Schaut man sich prominente Investoren wie Warren Buffett an, die ihre Karriere als klassische Value-Anleger begannen, dann stellt man fest, dass sie sich weiterentwickelt haben. Buffett setzt heute sehr stark auf das Moat-Konzept. Er investiert in Unternehmen, die große Wettbewerbsvorteile aufweisen, was den reinen bewertungsgetriebenen Ansatz relativiert. Er investiert heute in Namen wie Apple, also Unternehmen, die man in Ihren Fonds nicht findet.
Auch wenn ich in amerikanische Unternehmen investieren würde, was ich als Europafonds-Manager nicht kann, würde ich nicht Apple kaufen. Ein Unternehmen, das fast vollständig von einem Produkt, dem iPhone, abhängig ist, ist mir zu unsicher. Zumal die Wachstums-Story davon abhängt, dass man alle sechs Monate ein neues Premium-Produkt zu höheren Preisen als beim Vorläufermodell auf den Markt bringt. Aber damit sie mich nicht falsch verstehen: Ich habe nichts gegen Technologie-Aktien. Ich hatte sie 2009 übergewichtet, als sie sehr günstig waren. Heute sind Technologie-Aktien aber vollkommen überbewertet. Es ist eine pure Momentum-Geschichte, die von ETF-Flows getrieben wird. Das bedeutet, dass da überhaupt nicht mehr differenziert wird, da werden jede Menge Schrott-Firmen mit Kapital überschüttet. Das ist für mich ein zentrales Merkmal einer spekulativen Blase. In Europa sind es vor allem die Hersteller von Luxuskonsumgütern, die ähnlich absurd wie Tech-Aktien in den USA bewertet sind. Es ist mir aber viel lieber, in ein günstig bewertetes Rohstoffunternehmen wie Glencore zu investieren als in LVMH, wo ein sehr hohes Wachstum im heutigen Aktienkurs eingepreist ist.
Dann halten wir fest, dass Marc Renaud nicht zum Moat-Investor mutieren wird, der also nicht nach und nach von Value- hin zu Quality-Investments gehen wird.

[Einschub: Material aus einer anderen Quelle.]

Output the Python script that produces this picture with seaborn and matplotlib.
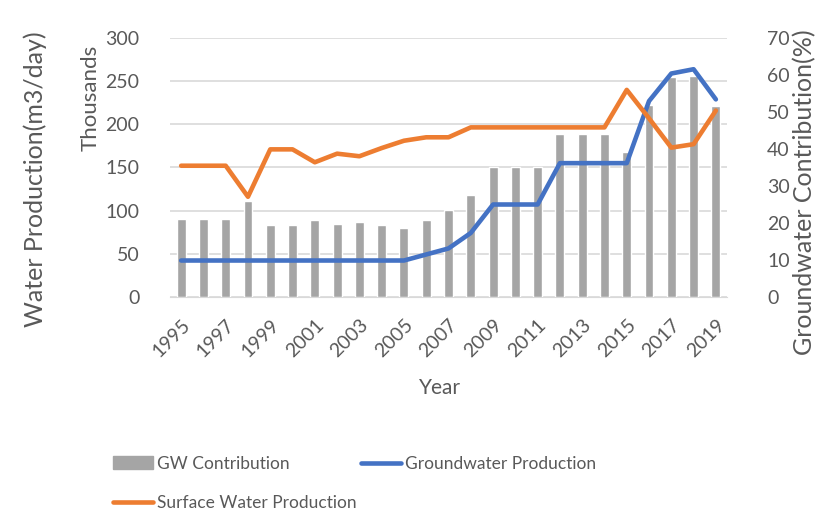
import numpy as np
import matplotlib
matplotlib.use("Agg")
import matplotlib.pyplot as plt
import seaborn as sns
from matplotlib.patches import Patch
from matplotlib.lines import Line2D

# =========================
# Data
# =========================
years = list(range(1995, 2020))
gw_contribution = [21.0, 21.0, 21.0, 26.0, 19.3, 19.3, 20.7, 19.7, 20.1, 19.3,
                   18.6, 20.7, 23.5, 27.5, 35.1, 35.1, 35.1, 44.0, 44.0, 44.0,
                   39.3, 52.0, 59.5, 59.8, 51.7]
groundwater_prod = [42, 42, 42, 42, 42, 42, 42, 42, 42, 42,
                    42, 49, 56, 74, 107, 107, 107, 155, 155, 155,
                    155, 227, 259, 264, 229]
surface_prod = [152, 152, 152, 116, 171, 171, 156, 166, 163, 172.5,
                181, 185, 185, 196.5, 196.5, 196.5, 196.5, 196.5, 196.5, 196.5,
                240, 207, 173, 177, 216]

bar_color = "#A5A5A5"
blue = "#4472C4"
orange = "#ED7D31"
text_color = "#595959"
grid_color = "#D9D9D9"

sns.set_style("white")
plt.rcParams["font.family"] = ["Lato", "DejaVu Sans"]

fig = plt.figure(figsize=(8.19, 5.14), dpi=100)
ax = fig.add_axes([170 / 819, 1 - 296.7 / 514, 557 / 819, 258.5 / 514])
ax2 = ax.twinx()
ax3 = ax.twinx()

pos = np.arange(len(years))

# bars on the right (percent) axis
sns.barplot(x=pos, y=gw_contribution, ax=ax2, color=bar_color, width=0.4,
            saturation=1, native_scale=True)

# lines on the left (thousands) scale
sns.lineplot(x=pos, y=groundwater_prod, ax=ax3, color=blue, linewidth=3.3)
sns.lineplot(x=pos, y=surface_prod, ax=ax3, color=orange, linewidth=3.3)

for a in (ax, ax2, ax3):
    for s in a.spines.values():
        s.set_visible(False)

ax.set_ylim(0, 300)
ax3.set_ylim(0, 300)
ax2.set_ylim(0, 70)

ax.set_yticks(range(0, 301, 50))
ax.yaxis.grid(True, color=grid_color, linewidth=1.2)
ax.spines["bottom"].set_visible(True)
ax.spines["bottom"].set_color(grid_color)
ax.tick_params(axis="y", length=0, pad=22, labelsize=14, labelcolor=text_color)

ax2.set_yticks(range(0, 71, 10))
ax2.tick_params(axis="y", length=0, pad=29, labelsize=14, labelcolor=text_color)
ax2.set_ylabel("")
fig.text(805 / 819, 1 - 192 / 514, "Groundwater Contribution(%)", rotation=90,
         fontsize=18, color=text_color, ha="center", va="center")

ax3.set_yticks([])
ax3.set_ylabel("")

# x ticks (shared by the twin axes) set last
ax.set_xlim(-0.5, len(years) - 0.5)
ax.set_xticks(pos[::2])
ax.set_xticklabels([str(y) for y in years[::2]], rotation=45, ha="right",
                   rotation_mode="anchor")
ax.tick_params(axis="x", length=0, labelsize=14, labelcolor=text_color, pad=14)
ax2.tick_params(axis="x", labelbottom=False)
ax3.tick_params(axis="x", labelbottom=False)
ax2.set_xlabel("")
ax3.set_xlabel("")

ax.set_ylabel("Thousands", fontsize=16, color=text_color)
ax.yaxis.set_label_coords((101 - 170) / 557, (296.7 - 98) / 258.5)
ax.set_xlabel("Year", fontsize=15, color=text_color)
ax.xaxis.set_label_coords((440 - 170) / 557, (296.7 - 388) / 258.5)
ax.xaxis.label.set_va("center")
fig.text(35 / 819, 1 - 179 / 514, "Water Production(m3/day)", rotation=90,
         fontsize=18, color=text_color, ha="center", va="center")

handles = [Patch(color=bar_color),
           Line2D([0], [0], color=orange, linewidth=3.3, solid_capstyle="round"),
           Line2D([0], [0], color=blue, linewidth=3.3, solid_capstyle="round")]
labels = ["GW Contribution", "Surface Water Production", "Groundwater Production"]
leg = fig.legend(handles, labels, ncol=2, loc="upper left",
                 bbox_to_anchor=(97 / 819, 1 - 440 / 514), frameon=False,
                 fontsize=12.5, handlelength=2.3, handletextpad=0.25,
                 columnspacing=0.25, labelspacing=1.35)
for t in leg.get_texts():
    t.set_color(text_color)

fig.savefig("out.png", dpi=100)
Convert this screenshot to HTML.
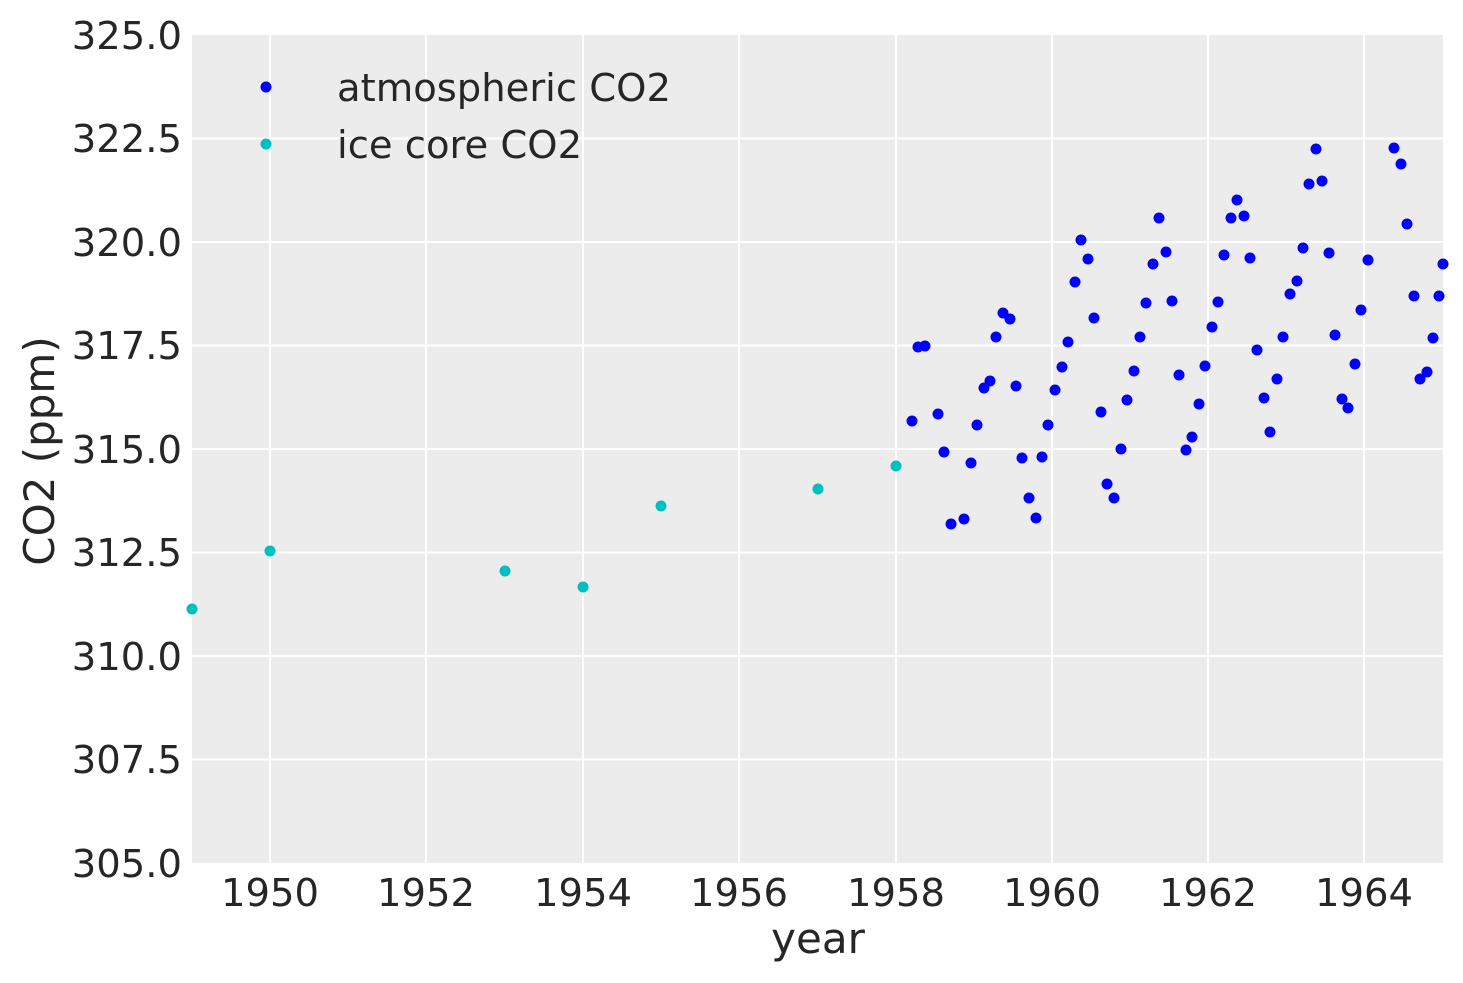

Ich bin und bleibe ein Contrarian Value-Investor. Die vergangenen Jahre waren wirtschaftlich übrigens nicht nur schrecklich, wir haben noch immer über eine Milliarde Euro in unserer Value-Strategie. Viele Anleger mögen Value zwar nicht, investieren aber dennoch in unseren Fonds, weil sie der vermeintlich ewigen Growth-Story nicht trauen. Seien Sie versichert, dass ich zur Stelle sein werde, wenn Value-Aktien zum Comeback abheben.